English
If a function is analytic near every point of a set s, then it is analytic on the entire set s.
Русский
Если функция аналитична в окрестности каждой точки множества s, то она аналитична на всем множестве s.
LaTeX
$$Let f : E → F be such that for every x ∈ s there exists an open u with x ∈ u and AnalyticOn 𝕜 f (s ∩ u).
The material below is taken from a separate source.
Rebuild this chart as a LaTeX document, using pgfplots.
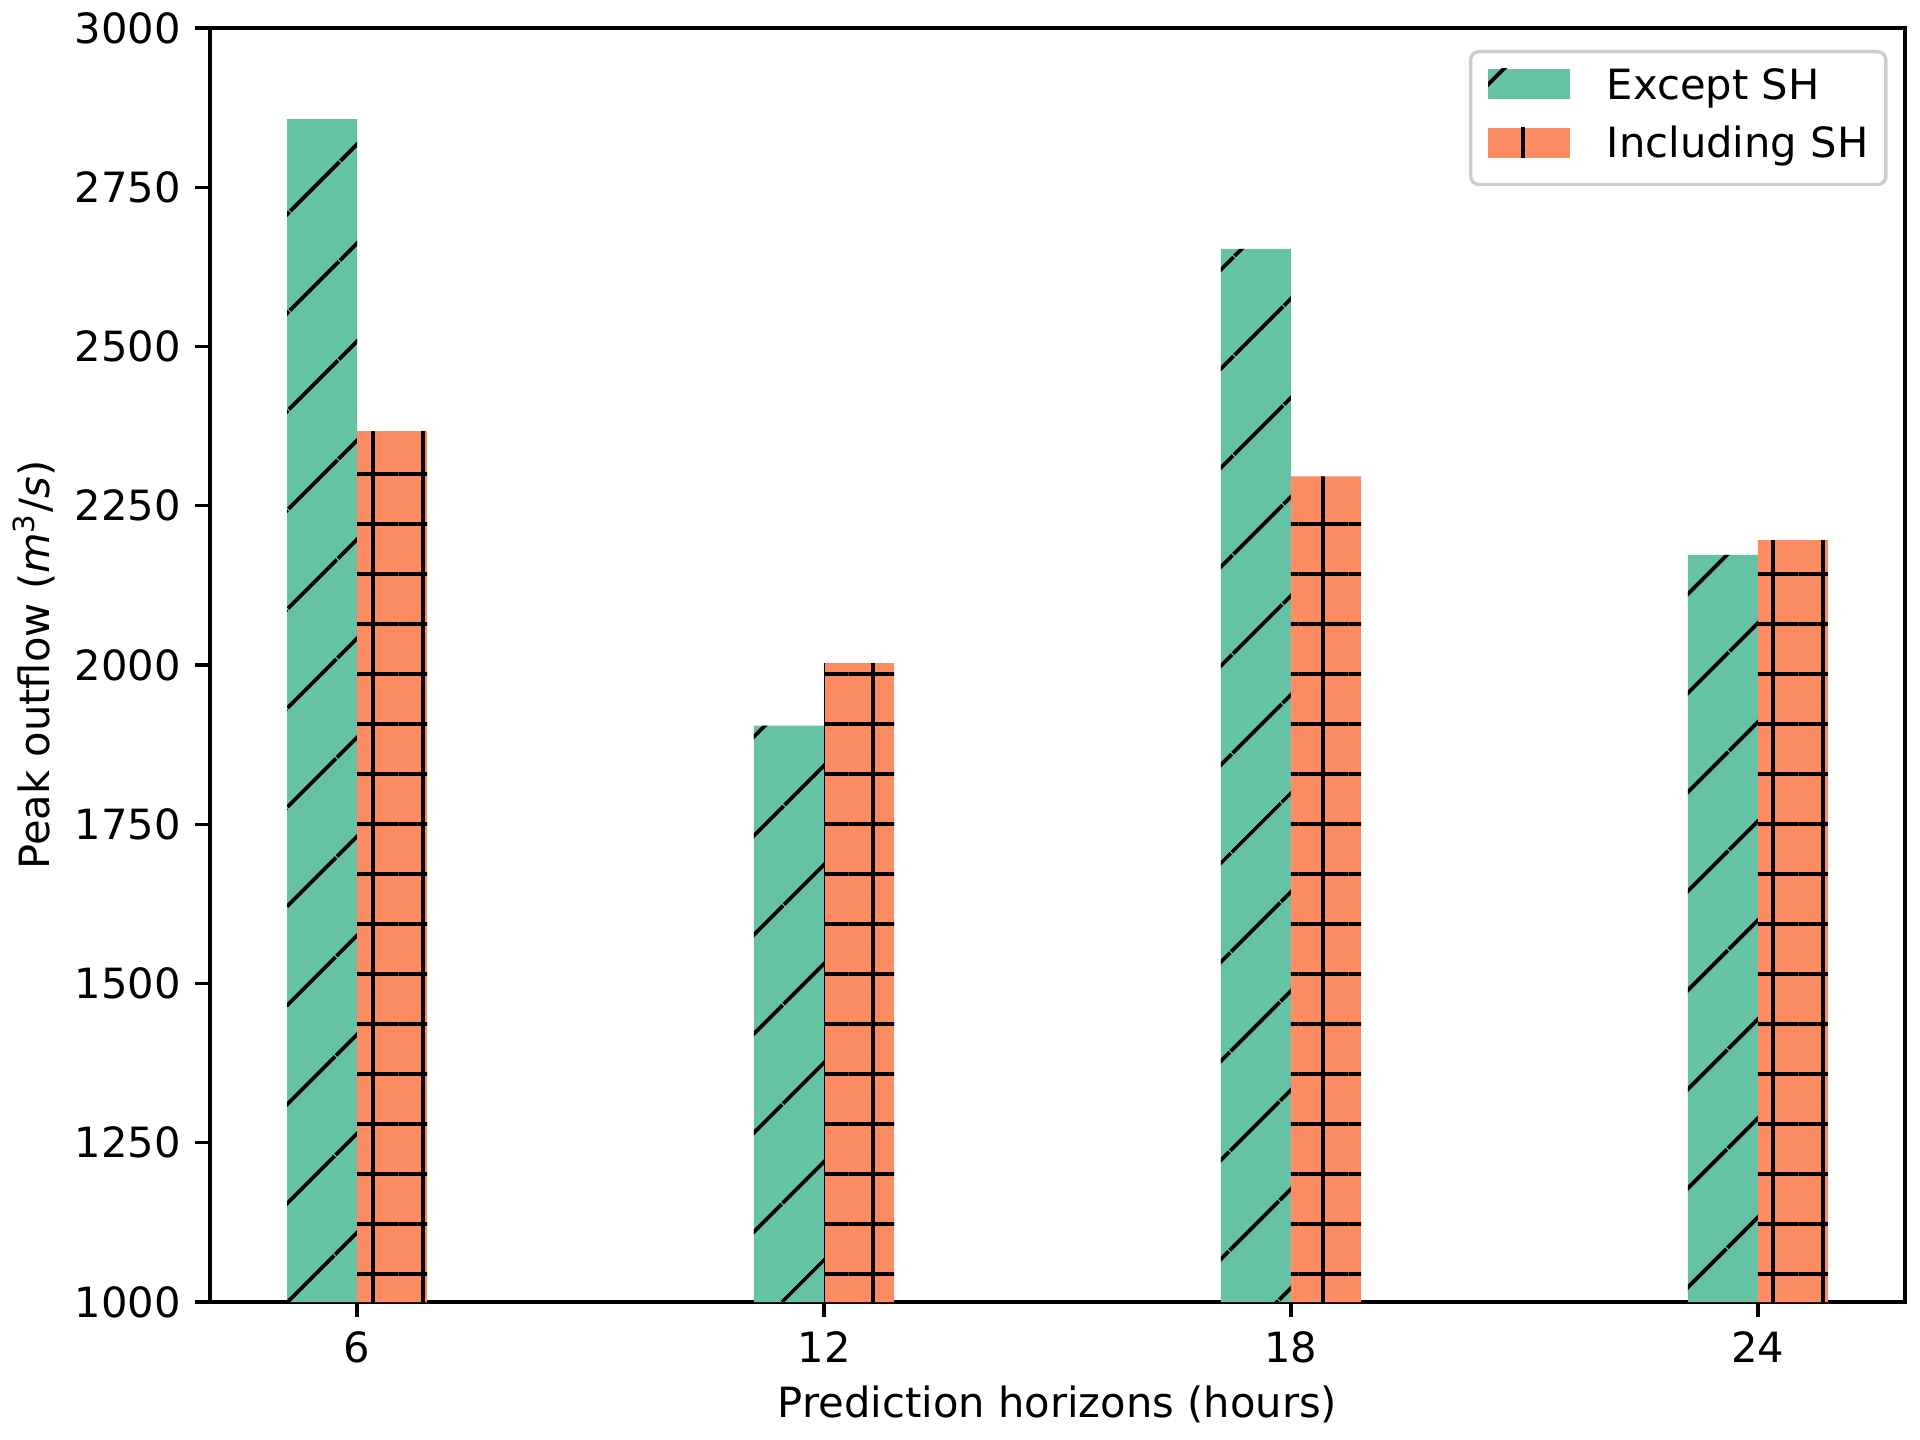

Then AnalyticOn 𝕜 f s.$$
Lean4
/-- If `f` is `AnalyticOn` near each point in a set, it is `AnalyticOn` the set -/
theorem analyticOn_of_locally_analyticOn {f : E → F} {s : Set E}
(h : ∀ x ∈ s, ∃ u, IsOpen u ∧ x ∈ u ∧ AnalyticOn 𝕜 f (s ∩ u)) : AnalyticOn 𝕜 f s :=
by
intro x m
rcases h x m with ⟨u, ou, xu, fu⟩
rcases Metric.mem_nhds_iff.mp (ou.mem_nhds xu) with ⟨r, r0, ru⟩
rcases fu x ⟨m, xu⟩ with ⟨p, t, fp⟩
exact
⟨p, min (.ofReal r) t,
{ r_pos := lt_min (by positivity) fp.r_pos
r_le := min_le_of_right_le fp.r_le
hasSum := by
intro y ys yr
simp only [EMetric.mem_ball, lt_min_iff, edist_lt_ofReal, dist_zero_right] at yr
apply fp.hasSum
· simp only [mem_insert_iff, add_eq_left] at ys
rcases ys with rfl | ys
· simp
· simp only [mem_insert_iff, add_eq_left, mem_inter_iff, ys, true_and]
apply Or.inr (ru ?_)
simp only [Metric.mem_ball, dist_self_add_left, yr]
· simp only [EMetric.mem_ball, yr] }⟩